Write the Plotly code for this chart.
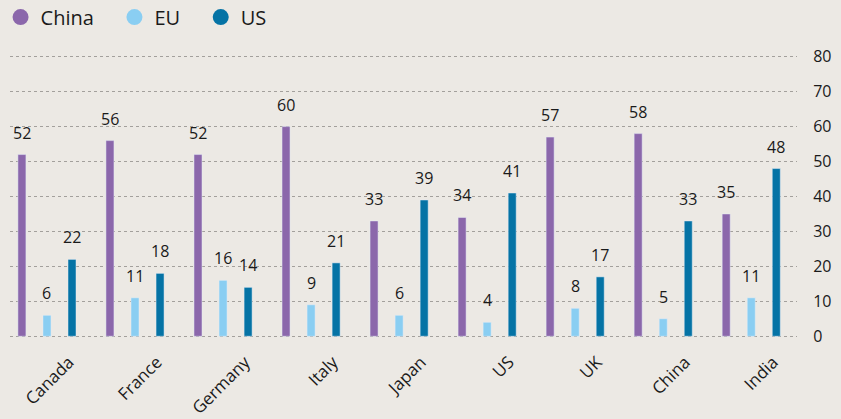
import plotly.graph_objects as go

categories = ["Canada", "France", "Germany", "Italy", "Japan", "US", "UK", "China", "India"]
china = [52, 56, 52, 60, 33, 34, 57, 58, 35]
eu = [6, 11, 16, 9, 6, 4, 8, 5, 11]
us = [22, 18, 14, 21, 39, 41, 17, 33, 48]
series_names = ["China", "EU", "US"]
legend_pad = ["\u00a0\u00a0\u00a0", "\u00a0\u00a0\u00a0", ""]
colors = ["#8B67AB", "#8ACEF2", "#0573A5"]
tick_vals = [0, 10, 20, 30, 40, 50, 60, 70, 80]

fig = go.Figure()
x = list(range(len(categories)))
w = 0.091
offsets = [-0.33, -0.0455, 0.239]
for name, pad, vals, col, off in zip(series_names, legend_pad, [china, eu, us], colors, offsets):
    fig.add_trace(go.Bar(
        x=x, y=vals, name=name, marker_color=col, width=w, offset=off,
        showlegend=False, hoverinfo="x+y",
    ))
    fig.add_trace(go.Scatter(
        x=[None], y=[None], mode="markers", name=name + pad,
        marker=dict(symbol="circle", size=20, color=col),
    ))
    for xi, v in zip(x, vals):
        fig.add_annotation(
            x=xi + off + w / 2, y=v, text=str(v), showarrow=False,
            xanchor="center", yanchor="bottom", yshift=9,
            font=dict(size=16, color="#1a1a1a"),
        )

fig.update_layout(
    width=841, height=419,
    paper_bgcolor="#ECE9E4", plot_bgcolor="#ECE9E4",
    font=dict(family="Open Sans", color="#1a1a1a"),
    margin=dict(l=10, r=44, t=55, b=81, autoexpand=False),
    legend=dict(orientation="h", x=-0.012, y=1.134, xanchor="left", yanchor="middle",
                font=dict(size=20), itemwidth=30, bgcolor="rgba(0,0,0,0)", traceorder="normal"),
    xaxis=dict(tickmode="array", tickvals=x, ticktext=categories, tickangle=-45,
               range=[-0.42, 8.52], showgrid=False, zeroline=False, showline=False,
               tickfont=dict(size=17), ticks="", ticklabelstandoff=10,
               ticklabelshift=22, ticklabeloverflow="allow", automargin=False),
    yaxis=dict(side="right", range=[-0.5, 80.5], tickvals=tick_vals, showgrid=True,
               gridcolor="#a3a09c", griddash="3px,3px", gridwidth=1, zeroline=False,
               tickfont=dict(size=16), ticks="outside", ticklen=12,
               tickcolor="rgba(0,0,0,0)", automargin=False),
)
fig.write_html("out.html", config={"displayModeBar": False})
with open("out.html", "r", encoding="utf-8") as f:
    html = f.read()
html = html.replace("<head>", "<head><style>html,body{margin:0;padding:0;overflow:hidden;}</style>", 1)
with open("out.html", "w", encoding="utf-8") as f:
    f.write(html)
==============================
WHAT YOU WILL DO: Copy out all the data without changing anything, and drop the pictures.

COMPLETE RESPONSE:
Write the Plotly code for this chart.
import plotly.graph_objects as go

categories = ["Canada", "France", "Germany", "Italy", "Japan", "US", "UK", "China", "India"]
china = [52, 56, 52, 60, 33, 34, 57, 58, 35]
eu = [6, 11, 16, 9, 6, 4, 8, 5, 11]
us = [22, 18, 14, 21, 39, 41, 17, 33, 48]
series_names = ["China", "EU", "US"]
legend_pad = ["\u00a0\u00a0\u00a0", "\u00a0\u00a0\u00a0", ""]
colors = ["#8B67AB", "#8ACEF2", "#0573A5"]
tick_vals = [0, 10, 20, 30, 40, 50, 60, 70, 80]

fig = go.Figure()
x = list(range(len(categories)))
w = 0.091
offsets = [-0.33, -0.0455, 0.239]
for name, pad, vals, col, off in zip(series_names, legend_pad, [china, eu, us], colors, offsets):
    fig.add_trace(go.Bar(
        x=x, y=vals, name=name, marker_color=col, width=w, offset=off,
        showlegend=False, hoverinfo="x+y",
    ))
    fig.add_trace(go.Scatter(
        x=[None], y=[None], mode="markers", name=name + pad,
        marker=dict(symbol="circle", size=20, color=col),
    ))
    for xi, v in zip(x, vals):
        fig.add_annotation(
            x=xi + off + w / 2, y=v, text=str(v), showarrow=False,
            xanchor="center", yanchor="bottom", yshift=9,
            font=dict(size=16, color="#1a1a1a"),
        )

fig.update_layout(
    width=841, height=419,
    paper_bgcolor="#ECE9E4", plot_bgcolor="#ECE9E4",
    font=dict(family="Open Sans", color="#1a1a1a"),
    margin=dict(l=10, r=44, t=55, b=81, autoexpand=False),
    legend=dict(orientation="h", x=-0.012, y=1.134, xanchor="left", yanchor="middle",
                font=dict(size=20), itemwidth=30, bgcolor="rgba(0,0,0,0)", traceorder="normal"),
    xaxis=dict(tickmode="array", tickvals=x, ticktext=categories, tickangle=-45,
               range=[-0.42, 8.52], showgrid=False, zeroline=False, showline=False,
               tickfont=dict(size=17), ticks="", ticklabelstandoff=10,
               ticklabelshift=22, ticklabeloverflow="allow", automargin=False),
    yaxis=dict(side="right", range=[-0.5, 80.5], tickvals=tick_vals, showgrid=True,
               gridcolor="#a3a09c", griddash="3px,3px", gridwidth=1, zeroline=False,
               tickfont=dict(size=16), ticks="outside", ticklen=12,
               tickcolor="rgba(0,0,0,0)", automargin=False),
)
fig.write_html("out.html", config={"displayModeBar": False})
with open("out.html", "r", encoding="utf-8") as f:
    html = f.read()
html = html.replace("<head>", "<head><style>html,body{margin:0;padding:0;overflow:hidden;}</style>", 1)
with open("out.html", "w", encoding="utf-8") as f:
    f.write(html)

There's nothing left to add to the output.